I have not been able to get a feeding tube yet. Everyone either is sold out or ships FedEx. We don't use FedEx shipping.


----------



## Southern by choice (Feb 26, 2018)

Never use a feeding tube if you have no experience or skill in using it. 
We generally take a dry washcloth wipe the nose and face. We also use the cloth around a finger to sweep in the mouth... this gets most of the mucous quickly, then we will suction.


----------



## misfitmorgan (Feb 27, 2018)

I agree with SBC and should have mentioned that. Don't use a feeding tube if you don't know what your doing, its very easy to go down the wrong pipe and kill the animal your trying to save by drowning it.


----------



## MiniSilkys (Feb 27, 2018)

Yes I know that. And I know how to check that it is placed correctly. I am taking an farm animal health class at UTM. But thank you anyway.


----------



## tdurant (Feb 28, 2018)

Southern by choice said:


> You shouldn't need to use any of those things.
> The nutri drench may be used if the doe is laboring and getting tired.
> After kidding give her a bucket of warm water with molasses in it.
> 
> ...




Agreed. I seldomly have made it out in time to assist with kidding, Mother Nature just takes her course and voila, babies. Only once in six years have I used a supplement, but only because mama (FF) had a hard time getting the milk down. Once that was handled, the baby nursed fine. It is good to have items on hand just in case, but chances are you will not need them and they will kid just fine.


----------



## MiniSilkys (Feb 28, 2018)

I got babies!!!I knew it was going to happen today because I checked her ligs this morning and they were completely gone. She would also eat her hay then jump around like something kicked or bit her. Her udder was the biggest I have ever seen it. But of course I had to go out of town today. I got back at 5:30pm and went to check on her and she was laying down chewing her cud. She always meets me. I knew it was time. I sat down and waited. Water broke. A few minutes later she started pushing. The plug came out at the same time as the sac. After five pushes her came a foot and head. After the head was out I broke the sac and cleared baby's mouth and nose. Took no chances on waiting. As soon as he was out here came sister with brother still attached to mama. She was in a hurry. I broke her sac as well and cleared her too. I tried to use my nasal aspirator but it was too big. They are tiny. Now for pictures!
First is the buck, looks like his mama when she was born.




Little doe, second born.



Trying to eat each other before they could stand.

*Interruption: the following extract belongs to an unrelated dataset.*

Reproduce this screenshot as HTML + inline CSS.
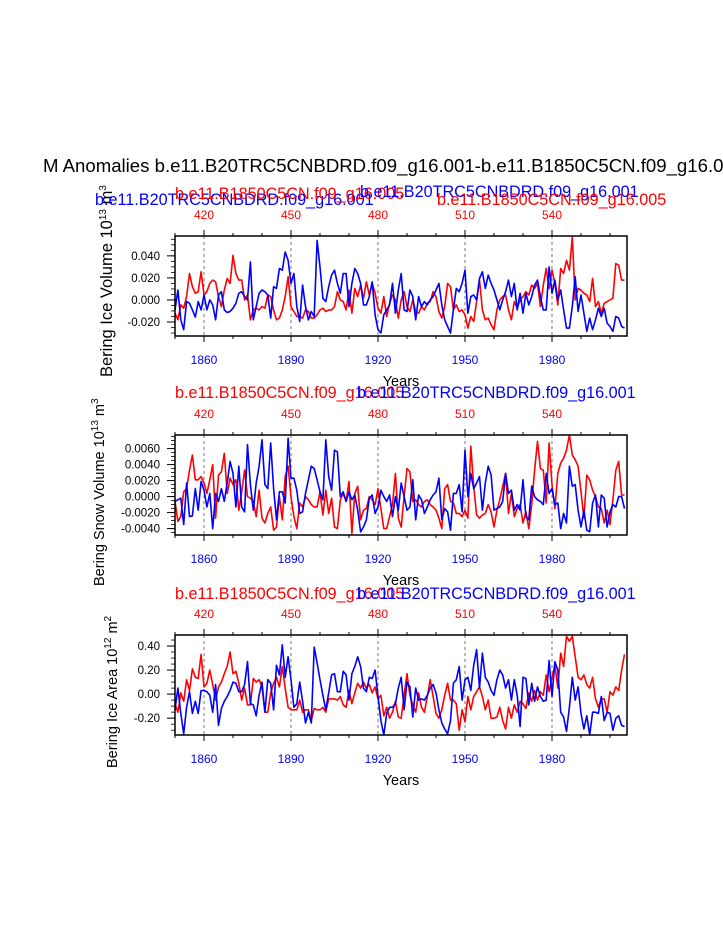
<!DOCTYPE html>
<html><head><meta charset="utf-8"><style>
body{margin:0;background:#fff;}
svg{display:block;font-family:"Liberation Sans",sans-serif;}
</style></head><body>
<svg id="fig" width="723" height="935" viewBox="0 0 723 935">
<text x="43" y="172" font-size="18.6" fill="#000">M Anomalies b.e11.B20TRC5CNBDRD.f09_g16.001-b.e11.B1850C5CN.f09_g16.0</text>
</svg>
<script>
const years = []; for (let y = 1850; y <= 2005; y++) years.push(y);
const bottomTicks = [1860, 1890, 1920, 1950, 1980];
const topTicks = [420, 450, 480, 510, 540];
// panel 1: ice volume (x 0.001 of 10^13 m^3)
const iceVolBlue = [-9,9,-18,-27,-1.5,-3,-9,-15.6,-1.5,-9,4.5,-9,0,-4.5,-18,4.5,7.5,-9,-11.4,-10.5,-7.5,-3,6,7.5,3,0,34.5,-18,-6,6,9,7.5,4.5,-16.5,12,10.5,28.5,27,43.5,36,15,24,-6,-19.5,13.5,-6,-18,-10.5,-15,54,30,1.5,-1.5,12,22.5,27,15,6,24,24,-6,15,28.5,24,15,-4.5,-4.5,3,16.5,-13.5,-27,-30,-13.5,-9,-4.5,15,
-12,9,24,-9,-10.5,9,3,-18,3,-6,-1.5,-4.5,0,3,9,15,-4.5,-18,-24,-30,-9,10.5,7.5,15,27,-12,3,4.5,0,19.5,25.5,10.5,22.5,15,9,0,-9,0,7.5,18,3,15,-9,6,-12,6,-4.5,3,13.5,18,3,-9,-9,30,6,18,0,9,-9,-25.5,-25.5,-6,21,-10.5,4.5,-12,-28.5,-16.5,-27,-18,-7.5,-15,-7.5,-21,-24,-28.5,-15,-16.5,-24,-25.5];
const iceVolRed = [-12,-18,-4.5,-7.5,3,24,12,6,7.5,25.5,4.5,7.5,15,18,16.5,3,-6,9,19.5,15,40.5,24,18,18,0,4.5,-18,-9,-7.5,-9,-6,-7.5,4.5,3,-9,-18,-16.5,-9,3,21,-6,-10.5,-15,-15,-16.5,-9,-10.5,-16.5,-16.5,-13.5,-9,-7.5,-10.5,-9,-9,-6,7.5,0,-1.5,-9,9,-12,10.5,3,13.5,1.5,16.5,4.5,15,6,-7.5,-12,3,-15,-3,4.5,
0,-16.5,0,7.5,-6,-10.5,0,-10.5,-12,-6,-9,-3,-1.5,7.5,3,-10.5,-16.5,-6,15,12,-9,-4.5,-10.5,-9,-13.5,-25.5,-15,-19.5,-1.5,18,-9,-18,-16.5,-22.5,-27,-9,0,3,4.5,-9,-18,-1.5,-7.5,0,3,7.5,4.5,13.5,10.5,15,-6,13.5,28.5,10.5,27,15,-4.5,28.5,24,36,27,57,0,10.5,9,6,4.5,-1.5,19.5,-6,-1.5,-12,-3,-1.5,0,1.5,33,31.5,18,18];
// panel 2: snow volume (x 0.0001 of 10^13 m^3)
const snowVolBlue = [-6,-4,-2,-35,17,-25,-24,10,-17,19,8,-13,4,-40,4,-6,10,-6,17,44,29,-13,38,-13,-19,65,15,-17,17,38,71,15,10,67,10,-29,6,6,-8,73,23,23,8,-21,-19,4,21,38,35,21,6,-4,71,25,8,58,56,0,6,-6,6,-4,2,-17,-44,-38,-29,-2,2,-21,-13,8,0,-6,2,-25,
0,-17,17,0,-17,-13,21,-29,2,-4,-21,-13,-4,2,6,23,-29,-15,-19,-42,4,4,15,-19,58,0,29,10,17,25,-17,17,38,27,-17,-15,-13,-6,29,4,8,-17,-10,-17,21,-25,-29,13,0,-4,-6,-10,29,4,10,-10,-8,-40,-21,-33,38,13,15,-17,-38,-17,-42,-44,-8,2,-38,2,-2,-38,-19,-10,-13,0,0,-15];
const snowVolRed = [-6,-31,-25,6,10,33,52,21,21,25,17,4,21,40,-27,27,31,54,4,23,15,21,-17,6,33,0,-2,-6,-25,8,-27,-33,-21,-13,-42,-38,0,-29,25,38,0,-25,-40,-8,-13,0,-4,-10,-13,-13,6,-23,8,-21,-2,-38,-40,-4,4,-6,19,-46,4,13,-29,-17,-15,0,-4,-10,10,-15,-40,-40,-25,-10,
29,-27,-38,0,35,31,-6,-4,-10,-13,-6,-4,-10,-13,-17,-27,-40,10,15,-6,-8,-21,-21,-25,-17,-27,63,13,-23,-27,-23,-21,-10,-19,-38,-17,-4,13,29,-21,4,-25,-15,-10,-33,-19,-40,-10,33,69,35,33,-8,67,15,-15,29,42,48,58,77,52,46,38,6,-27,27,21,8,0,-13,-15,-33,-17,-35,-4,33,44,2,2];
// panel 3: ice area (x 0.01 of 10^12 m^2)
const iceAreaBlue = [-13,5,-16,-33,-11,2,-16,-6,-16,3,3,2,-1,-15,8,-26,-12,-6,-2,3,10,9,2,2,8,27,-8,-9,-18,-1,10,-15,12,9,-13,24,16,41,14,31,12,-11,-8,10,-6,-24,-15,-24,39,26,12,-1,-13,1,16,17,2,2,19,16,-5,17,23,31,23,5,2,14,13,20,-2,-22,-34,-16,-11,-11,
-8,5,14,-13,10,6,-19,5,-5,-4,-5,-1,5,8,1,-13,-24,-29,-33,-22,9,12,23,-5,12,14,3,24,37,5,34,14,10,3,-1,12,20,16,5,12,-5,12,-1,-27,14,13,-9,9,-6,6,-2,-6,-5,28,-2,27,20,-15,-19,-31,-11,14,-5,6,-16,-29,-18,-34,-15,-15,-16,-2,-22,-15,-16,-30,-20,-18,-26,-27];
const iceAreaRed = [-8,-15,1,-6,12,3,21,14,13,33,6,9,20,8,-5,6,10,17,23,35,17,19,9,-5,5,-9,-9,13,10,12,6,-15,-15,1,9,14,6,23,5,-11,-13,-13,-13,-5,-15,-13,-13,-22,-12,-13,-13,-11,-15,-4,-4,-4,-5,-2,-9,-11,3,-8,1,9,5,10,5,8,1,6,-4,-1,-18,-11,-20,-15,
-6,-19,-20,-1,17,-1,-9,-15,1,-11,-15,-2,12,-2,-16,-20,-13,-1,9,-5,-5,-8,-30,-13,-23,-2,-13,-2,2,6,-2,-13,-5,-20,-20,-19,-11,-22,-29,-11,-20,-9,-15,-6,-8,-12,1,-6,3,-5,2,-1,16,2,14,24,5,34,23,48,44,48,31,14,12,16,8,5,14,-4,-11,-4,-4,-15,2,-1,6,3,20,33];

const NS = 'http://www.w3.org/2000/svg';
const svg = document.getElementById('fig');
const X0 = 175, X1 = 627;
function xScale(yr){ return X0 + (yr - 1850) * 2.9; }
function xTop(v){ return xScale(v + 1440); }
function mk(tag, attrs, parent){
  const e = document.createElementNS(NS, tag);
  for (const k in attrs) e.setAttribute(k, attrs[k]);
  (parent || svg).appendChild(e); return e;
}
const BLUE = '#0000ff', RED = '#ff0000';

const panels = [
  {name:'ice-volume', top:236, bot:336, vmin:-0.0327, vmax:0.058, unit:0.001, blue:iceVolBlue, red:iceVolRed,
   yTicks:[0.04,0.02,0,-0.02], yLabels:['0.040','0.020','0.000','-0.020'], minor:0.005,
   ytitle:['Bering Ice Volume 10','13',' m','3'], ytx:112, ybot:377, yfs:16.5,
   labels:[{t:'b.e11.B20TRC5CNBDRD.f09_g16.001',x:95,y:205,c:BLUE},{t:'b.e11.B1850C5CN.f09_g16.005',x:175,y:199,c:RED},
           {t:'b.e11.B20TRC5CNBDRD.f09_g16.001',x:360,y:197,c:BLUE},{t:'b.e11.B1850C5CN.f09_g16.005',x:437,y:205,c:RED}]},
  {name:'snow-volume', top:435, bot:535, vmin:-0.0048, vmax:0.0077, unit:0.0001, blue:snowVolBlue, red:snowVolRed,
   yTicks:[0.006,0.004,0.002,0,-0.002,-0.004], yLabels:['0.0060','0.0040','0.0020','0.0000','-0.0020','-0.0040'], minor:0.0005,
   ytitle:['Bering Snow Volume 10','13',' m','3'], ytx:104, ybot:586, yfs:14.5,
   labels:[{t:'b.e11.B1850C5CN.f09_g16.005',x:175,y:398,c:RED},{t:'b.e11.B20TRC5CNBDRD.f09_g16.001',x:357,y:398,c:BLUE}]},
  {name:'ice-area', top:635, bot:735, vmin:-0.34, vmax:0.4917, unit:0.01, blue:iceAreaBlue, red:iceAreaRed,
   yTicks:[0.4,0.2,0,-0.2], yLabels:['0.40','0.20','0.00','-0.20'], minor:0.05,
   ytitle:['Bering Ice Area 10','12',' m','2'], ytx:117, ybot:768, yfs:14.5,
   labels:[{t:'b.e11.B1850C5CN.f09_g16.005',x:175,y:599,c:RED},{t:'b.e11.B20TRC5CNBDRD.f09_g16.001',x:357,y:599,c:BLUE}]}
];

panels.forEach(p => {
  const g = mk('g', {});
  
  
  const yS = v => p.bot - (v - p.vmin) / (p.vmax - p.vmin) * (p.bot - p.top);
  bottomTicks.forEach(t => {
    const l = mk('line', {x1:xScale(t), x2:xScale(t), y1:p.top, y2:p.bot, stroke:'#555', 'stroke-width':0.8, 'stroke-dasharray':'3,3'}, g);
    
    
  });
  [['red', p.red, RED], ['blue', p.blue, BLUE]].forEach(([nm, arr, col]) => {
    const pts = arr.map((v, i) => xScale(years[i]).toFixed(1) + ',' + yS(v * p.unit).toFixed(1)).join(' ');
    const pl = mk('polyline', {points:pts, fill:'none', stroke:col, 'stroke-width':1.6, 'stroke-linejoin':'round'}, g);
    
    
  });
  const fr = mk('rect', {x:X0, y:p.top, width:X1-X0, height:p.bot-p.top, fill:'none', stroke:'#000', 'stroke-width':1.5}, g);
  
  
  for (let v = Math.ceil(p.vmin / p.minor) * p.minor; v <= p.vmax; v += p.minor) {
    mk('line', {x1:X0-4, x2:X0, y1:yS(v), y2:yS(v), stroke:'#000', 'stroke-width':0.8}, g);
  }
  p.yTicks.forEach((v, i) => {
    mk('line', {x1:X0-8, x2:X0, y1:yS(v), y2:yS(v), stroke:'#000', 'stroke-width':1}, g);
    const t = mk('text', {x:X0-15, y:yS(v)+4, 'font-size':11.5, 'text-anchor':'end'}, g);
    t.textContent = p.yLabels[i];
    
    
  });
  for (let yr = 1850; yr <= 2005; yr += 10) {
    const major = bottomTicks.includes(yr);
    mk('line', {x1:xScale(yr), x2:xScale(yr), y1:p.bot, y2:p.bot + (major ? 6 : 3), stroke:'#000', 'stroke-width':1}, g);
  }
  bottomTicks.forEach(t => {
    const tx = mk('text', {x:xScale(t), y:p.bot+28, 'font-size':12, fill:BLUE, 'text-anchor':'middle'}, g);
    tx.textContent = t;
    
    
  });
  for (let v = 410; v <= 565; v += 10) {
    const major = topTicks.includes(v);
    mk('line', {x1:xTop(v), x2:xTop(v), y1:p.top, y2:p.top - (major ? 6 : 3), stroke:'#000', 'stroke-width':1}, g);
  }
  topTicks.forEach(t => {
    const tx = mk('text', {x:xTop(t), y:p.top-17, 'font-size':12, fill:RED, 'text-anchor':'middle'}, g);
    tx.textContent = t;
    
    
  });
  const xt = mk('text', {x:401, y:p.bot+50, 'font-size':14.5, 'text-anchor':'middle'}, g);
  xt.textContent = 'Years';
  
  
  const yt = mk('text', {x:0, y:0, 'font-size':p.yfs, 'text-anchor':'start', transform:`translate(${p.ytx},${p.ybot}) rotate(-90)`}, g);
  
  
  const parts = p.ytitle;
  const s1 = mk('tspan', {}, yt); s1.textContent = parts[0];
  const s2 = mk('tspan', {dy:-6, 'font-size':10}, yt); s2.textContent = parts[1];
  const s3 = mk('tspan', {dy:6}, yt); s3.textContent = parts[2];
  const s4 = mk('tspan', {dy:-6, 'font-size':10}, yt); s4.textContent = parts[3];
  p.labels.forEach(l => {
    const t = mk('text', {x:l.x, y:l.y, 'font-size':16.2, fill:l.c}, g);
    t.textContent = l.t;
    
    
  });
});
</script>
</body></html>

I'm so happy for healthy babies and that mom is ok.


----------



## Baymule (Feb 28, 2018)

they are beautiful!!! Congratulations!!


----------



## MiniSilkys (Feb 28, 2018)

Thank you. I was so worried I was going to come home to dead babies. But she waited for me. I told her to before I left. Hehe.


----------



## Baymule (Feb 28, 2018)

They do listen to you.


----------



## Wehner Homestead (Feb 28, 2018)

Congratulations!!!


----------



## BoboFarm (Feb 28, 2018)

Congratulations!


----------



## Dani4Hedgies (Mar 1, 2018)

yes congrats


----------



## MiniSilkys (Mar 7, 2018)

I weighed my kids and at 4 days old they weighed 3.4 and 3.11 lbs. They were a week old today so I will weigh them again tomorrow.


----------



## MiniSilkys (Mar 8, 2018)

I weighed my kids again today. At 8 days old they weigh, doe: 3.12 lbs and buck: 4.5 lbs. I am trying to get a home lined up for the buck. A lady I know has a friend she said might be interested in him for her petting zoo. Any ideas on what I should price him at? My goats are not registered.


----------



## MiniSilkys (Mar 15, 2018)

Anna's ligaments were gone before bed last night and are still gone. Her udder is tight. So now I am just waiting. Hope she doesn't wait for the storms tomorrow.


----------



## MiniSilkys (Mar 16, 2018)

Anna kidded during the early morning hours. I went out at 7 am and found a single doeling standing in a corner crying. She was partly cleaned off. I finished cleaning her and turned on the heat lamp until I left to take my grandmother to the hospital (mamogram). I dipped her navel after I weighed her. She was 3.3lbs. I also made sure she ate before I left. This was Anna's first time so I was surprised she cleaned it any. When her mother had her first one she wanted nothing to do with it. The new doeling looks just like her mother well except for her head right now. Some off the birthing fluid dried up on top of her head before I found her and it way it has the fur parted makes it look like she is making a mean face. There must have been a little trouble during the birth because her right eye has blood covering the bottom half of her eyeball. Her mother's female part was torn a bit as well. But all are ok and doing well.









 

I also have updated pics of Belle's 16 day olds
Zeus (Firstborn)


 

And Isabelle


----------



## BlessedWithGoats (Mar 16, 2018)

Cute!! Congrats!


----------



## Queen Mum (Mar 23, 2018)

Aren't they just lovely!   Very nicely done!


----------